- DATA SECTION:
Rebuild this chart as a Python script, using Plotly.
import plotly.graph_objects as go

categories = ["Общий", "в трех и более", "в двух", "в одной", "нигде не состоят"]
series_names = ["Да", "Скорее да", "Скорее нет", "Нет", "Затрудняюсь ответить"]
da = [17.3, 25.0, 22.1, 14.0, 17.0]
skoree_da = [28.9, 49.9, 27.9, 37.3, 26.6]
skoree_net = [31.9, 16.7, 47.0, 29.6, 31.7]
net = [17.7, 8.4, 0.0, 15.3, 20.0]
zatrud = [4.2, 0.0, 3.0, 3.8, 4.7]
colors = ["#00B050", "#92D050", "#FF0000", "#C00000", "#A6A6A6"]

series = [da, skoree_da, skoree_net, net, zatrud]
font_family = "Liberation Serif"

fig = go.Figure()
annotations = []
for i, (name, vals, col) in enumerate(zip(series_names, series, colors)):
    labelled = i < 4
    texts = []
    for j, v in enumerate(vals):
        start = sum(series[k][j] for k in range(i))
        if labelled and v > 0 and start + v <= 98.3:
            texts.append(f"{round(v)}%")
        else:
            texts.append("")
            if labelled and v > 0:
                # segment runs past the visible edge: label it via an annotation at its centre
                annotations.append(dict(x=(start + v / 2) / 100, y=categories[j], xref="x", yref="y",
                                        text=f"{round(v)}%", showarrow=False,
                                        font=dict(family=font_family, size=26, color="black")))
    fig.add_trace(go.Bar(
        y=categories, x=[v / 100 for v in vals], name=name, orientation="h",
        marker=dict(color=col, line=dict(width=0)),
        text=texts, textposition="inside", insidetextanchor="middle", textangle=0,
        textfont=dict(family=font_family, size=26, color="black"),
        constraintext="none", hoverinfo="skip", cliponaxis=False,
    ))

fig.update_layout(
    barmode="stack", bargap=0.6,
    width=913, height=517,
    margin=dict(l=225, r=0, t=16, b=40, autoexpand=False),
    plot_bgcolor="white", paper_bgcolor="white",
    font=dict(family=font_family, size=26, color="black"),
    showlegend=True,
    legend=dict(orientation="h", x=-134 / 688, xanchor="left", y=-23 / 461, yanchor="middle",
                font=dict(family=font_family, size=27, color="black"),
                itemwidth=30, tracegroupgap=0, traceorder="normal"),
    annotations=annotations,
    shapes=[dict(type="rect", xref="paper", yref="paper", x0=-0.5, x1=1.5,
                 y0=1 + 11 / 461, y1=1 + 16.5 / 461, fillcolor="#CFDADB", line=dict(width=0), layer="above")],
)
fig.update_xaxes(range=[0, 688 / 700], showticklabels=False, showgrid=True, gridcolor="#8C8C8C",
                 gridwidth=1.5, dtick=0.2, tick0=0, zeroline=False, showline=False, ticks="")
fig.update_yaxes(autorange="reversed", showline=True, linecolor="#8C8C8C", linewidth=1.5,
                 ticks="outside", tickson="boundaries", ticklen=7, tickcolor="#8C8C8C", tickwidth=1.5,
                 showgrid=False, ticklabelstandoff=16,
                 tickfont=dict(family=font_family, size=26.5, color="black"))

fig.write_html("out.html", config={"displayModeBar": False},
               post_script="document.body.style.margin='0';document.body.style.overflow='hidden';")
---
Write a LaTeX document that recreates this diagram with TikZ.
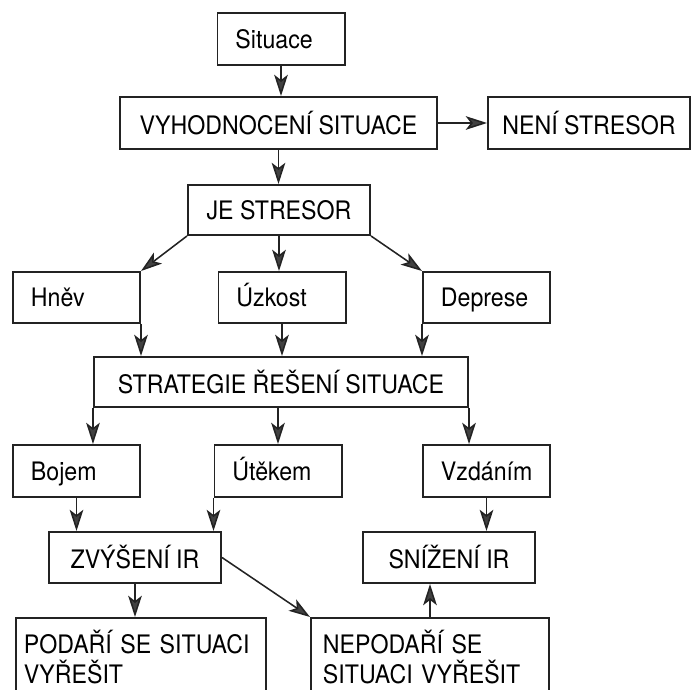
---
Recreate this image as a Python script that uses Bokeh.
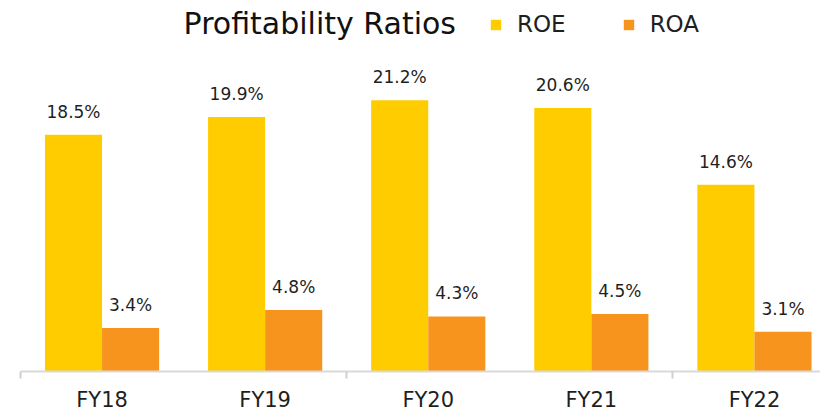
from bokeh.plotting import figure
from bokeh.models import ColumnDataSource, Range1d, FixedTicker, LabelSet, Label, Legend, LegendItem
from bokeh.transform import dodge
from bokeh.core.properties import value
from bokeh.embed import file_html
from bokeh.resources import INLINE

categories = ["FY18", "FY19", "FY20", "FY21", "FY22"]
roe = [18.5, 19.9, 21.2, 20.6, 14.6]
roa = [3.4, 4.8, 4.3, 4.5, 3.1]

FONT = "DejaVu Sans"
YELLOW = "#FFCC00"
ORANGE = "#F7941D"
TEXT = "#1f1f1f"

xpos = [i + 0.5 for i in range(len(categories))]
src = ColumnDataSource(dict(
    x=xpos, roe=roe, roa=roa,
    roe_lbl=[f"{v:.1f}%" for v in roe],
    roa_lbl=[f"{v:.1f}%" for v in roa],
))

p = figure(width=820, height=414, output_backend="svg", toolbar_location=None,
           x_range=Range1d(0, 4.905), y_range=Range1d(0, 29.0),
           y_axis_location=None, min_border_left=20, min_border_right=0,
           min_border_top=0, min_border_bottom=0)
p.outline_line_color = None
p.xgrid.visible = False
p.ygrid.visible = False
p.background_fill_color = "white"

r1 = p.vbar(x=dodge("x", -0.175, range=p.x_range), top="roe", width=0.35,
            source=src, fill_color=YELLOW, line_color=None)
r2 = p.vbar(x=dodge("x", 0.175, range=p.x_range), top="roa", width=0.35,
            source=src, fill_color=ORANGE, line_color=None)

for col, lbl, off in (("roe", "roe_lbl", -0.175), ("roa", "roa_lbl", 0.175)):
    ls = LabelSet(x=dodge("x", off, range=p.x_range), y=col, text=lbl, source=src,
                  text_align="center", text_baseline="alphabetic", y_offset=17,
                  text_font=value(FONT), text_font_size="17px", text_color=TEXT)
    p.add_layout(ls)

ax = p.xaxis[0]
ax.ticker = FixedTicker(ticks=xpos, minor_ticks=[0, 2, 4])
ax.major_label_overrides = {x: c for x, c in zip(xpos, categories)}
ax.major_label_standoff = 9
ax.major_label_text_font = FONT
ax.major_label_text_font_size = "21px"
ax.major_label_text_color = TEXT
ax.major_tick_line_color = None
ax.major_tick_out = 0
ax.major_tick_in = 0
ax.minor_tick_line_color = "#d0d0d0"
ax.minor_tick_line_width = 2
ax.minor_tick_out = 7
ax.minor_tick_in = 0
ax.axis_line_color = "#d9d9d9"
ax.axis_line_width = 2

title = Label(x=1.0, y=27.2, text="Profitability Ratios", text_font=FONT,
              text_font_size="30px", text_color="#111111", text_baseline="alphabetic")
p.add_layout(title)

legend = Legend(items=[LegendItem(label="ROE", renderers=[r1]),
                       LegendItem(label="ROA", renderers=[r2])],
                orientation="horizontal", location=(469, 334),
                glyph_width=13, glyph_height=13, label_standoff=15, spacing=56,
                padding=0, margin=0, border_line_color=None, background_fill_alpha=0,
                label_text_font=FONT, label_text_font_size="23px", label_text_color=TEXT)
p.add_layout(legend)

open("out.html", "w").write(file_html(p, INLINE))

- INSTRUCTION: Reproduce, starting at the line containing "Recreate this image" and stopping after the line containing "p.add_layout(ls)", each of those lines exactly and no others; leave pictures out.

- RESPONSE FOR THIS EXERCISE:
Recreate this image as a Python script that uses Bokeh.
from bokeh.plotting import figure
from bokeh.models import ColumnDataSource, Range1d, FixedTicker, LabelSet, Label, Legend, LegendItem
from bokeh.transform import dodge
from bokeh.core.properties import value
from bokeh.embed import file_html
from bokeh.resources import INLINE

categories = ["FY18", "FY19", "FY20", "FY21", "FY22"]
roe = [18.5, 19.9, 21.2, 20.6, 14.6]
roa = [3.4, 4.8, 4.3, 4.5, 3.1]

FONT = "DejaVu Sans"
YELLOW = "#FFCC00"
ORANGE = "#F7941D"
TEXT = "#1f1f1f"

xpos = [i + 0.5 for i in range(len(categories))]
src = ColumnDataSource(dict(
    x=xpos, roe=roe, roa=roa,
    roe_lbl=[f"{v:.1f}%" for v in roe],
    roa_lbl=[f"{v:.1f}%" for v in roa],
))

p = figure(width=820, height=414, output_backend="svg", toolbar_location=None,
           x_range=Range1d(0, 4.905), y_range=Range1d(0, 29.0),
           y_axis_location=None, min_border_left=20, min_border_right=0,
           min_border_top=0, min_border_bottom=0)
p.outline_line_color = None
p.xgrid.visible = False
p.ygrid.visible = False
p.background_fill_color = "white"

r1 = p.vbar(x=dodge("x", -0.175, range=p.x_range), top="roe", width=0.35,
            source=src, fill_color=YELLOW, line_color=None)
r2 = p.vbar(x=dodge("x", 0.175, range=p.x_range), top="roa", width=0.35,
            source=src, fill_color=ORANGE, line_color=None)

for col, lbl, off in (("roe", "roe_lbl", -0.175), ("roa", "roa_lbl", 0.175)):
    ls = LabelSet(x=dodge("x", off, range=p.x_range), y=col, text=lbl, source=src,
                  text_align="center", text_baseline="alphabetic", y_offset=17,
                  text_font=value(FONT), text_font_size="17px", text_color=TEXT)
    p.add_layout(ls)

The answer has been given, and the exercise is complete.